- [Stated task]:
The entries below need to be written out exactly, with no pictures included.

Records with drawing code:
## BEGIN

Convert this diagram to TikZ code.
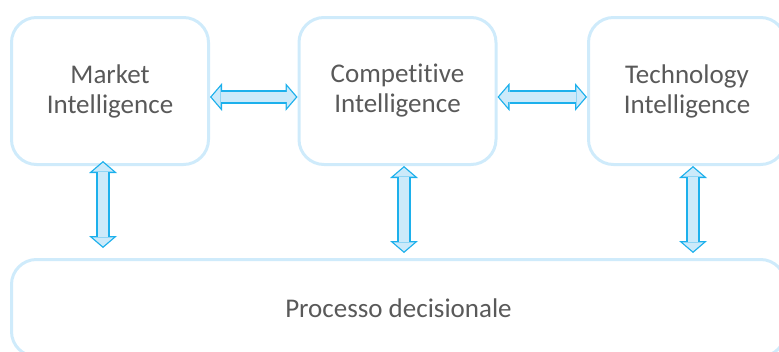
\documentclass[tikz,border=0pt]{standalone}
\usepackage{fontspec}
\setmainfont{Carlito}[Ligatures=NoCommon]
\usetikzlibrary{arrows.meta}
\definecolor{boxline}{HTML}{CFEBFB}
\definecolor{arrowline}{HTML}{1CB0EC}
\definecolor{arrowfill}{HTML}{CCEAFA}
\definecolor{labeltext}{HTML}{595959}
\begin{document}
\begin{tikzpicture}[x=1pt, y=-1pt,
    area/.style ={draw=boxline, line width=3pt, rounded corners=25pt,
      minimum width=197pt, minimum height=147pt, align=center,
      text=labeltext, font=\fontsize{27}{30}\selectfont},
    % outline of the block arrow, then its light inside on top
    link/.style ={draw=arrowline, line width=13.1pt,
      >={Triangle[width=28pt, length=12pt, line width=0pt]}, <->,
      postaction={draw=arrowfill, line width=10.5pt,
        >={Triangle[width=21pt, length=9pt, line width=0pt]}, <->,
        shorten >=1.7pt, shorten <=1.7pt}}]
   \useasboundingbox (0,0) rectangle (779,351);
   \clip (0,0) rectangle (779,351);

   \node[area] (market)  at (110,91)   {Market\\Intelligence};
   \node[area] (compet)  at (397.5,91) {Competitive\\Intelligence};
   \node[area] (techno)  at (687,91)   {Technology\\Intelligence};
   \node[area, minimum width=774pt, minimum height=97pt] (process) at (398.5,308) {Processo decisionale};

   \draw[link] ([yshift=-6pt]market.east) to  ([yshift=-6pt]compet.west);
   \draw[link] ([yshift=-6pt]compet.east) to  ([yshift=-6pt]techno.west);

   \draw[link] ([xshift=-7pt, yshift=5pt]market.south) to  ([xshift=-7pt, yshift=10pt]market.south |- process.north);
   \draw[link] ([xshift=6.5pt]compet.south) to  ([xshift=6.5pt, yshift=5pt]compet.south |- process.north);
   \draw[link] ([xshift=6pt]techno.south) to  ([xshift=6pt, yshift=5pt]techno.south |- process.north);

 \end{tikzpicture}
\end{document}
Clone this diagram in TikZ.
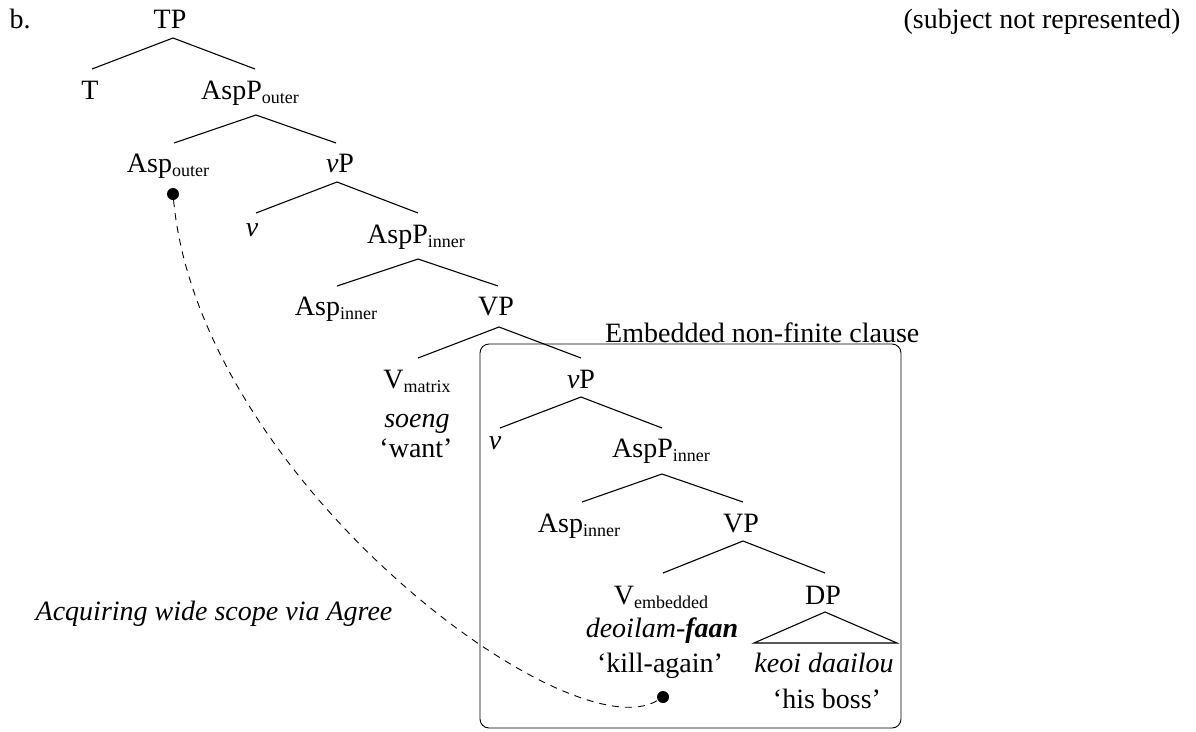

## END

- [Correct output]:
Convert this diagram to TikZ code.
\documentclass[tikz,border=0pt]{standalone}
\usepackage{fontspec}
\setmainfont{Carlito}[Ligatures=NoCommon]
\usetikzlibrary{arrows.meta}
\definecolor{boxline}{HTML}{CFEBFB}
\definecolor{arrowline}{HTML}{1CB0EC}
\definecolor{arrowfill}{HTML}{CCEAFA}
\definecolor{labeltext}{HTML}{595959}
\begin{document}
\begin{tikzpicture}[x=1pt, y=-1pt,
    area/.style ={draw=boxline, line width=3pt, rounded corners=25pt,
      minimum width=197pt, minimum height=147pt, align=center,
      text=labeltext, font=\fontsize{27}{30}\selectfont},
    % outline of the block arrow, then its light inside on top
    link/.style ={draw=arrowline, line width=13.1pt,
      >={Triangle[width=28pt, length=12pt, line width=0pt]}, <->,
      postaction={draw=arrowfill, line width=10.5pt,
        >={Triangle[width=21pt, length=9pt, line width=0pt]}, <->,
        shorten >=1.7pt, shorten <=1.7pt}}]
   \useasboundingbox (0,0) rectangle (779,351);
   \clip (0,0) rectangle (779,351);

   \node[area] (market)  at (110,91)   {Market\\Intelligence};
   \node[area] (compet)  at (397.5,91) {Competitive\\Intelligence};
   \node[area] (techno)  at (687,91)   {Technology\\Intelligence};
   \node[area, minimum width=774pt, minimum height=97pt] (process) at (398.5,308) {Processo decisionale};

   \draw[link] ([yshift=-6pt]market.east) to  ([yshift=-6pt]compet.west);
   \draw[link] ([yshift=-6pt]compet.east) to  ([yshift=-6pt]techno.west);

   \draw[link] ([xshift=-7pt, yshift=5pt]market.south) to  ([xshift=-7pt, yshift=10pt]market.south |- process.north);
   \draw[link] ([xshift=6.5pt]compet.south) to  ([xshift=6.5pt, yshift=5pt]compet.south |- process.north);
   \draw[link] ([xshift=6pt]techno.south) to  ([xshift=6pt, yshift=5pt]techno.south |- process.north);

 \end{tikzpicture}
\end{document}
Clone this diagram in TikZ.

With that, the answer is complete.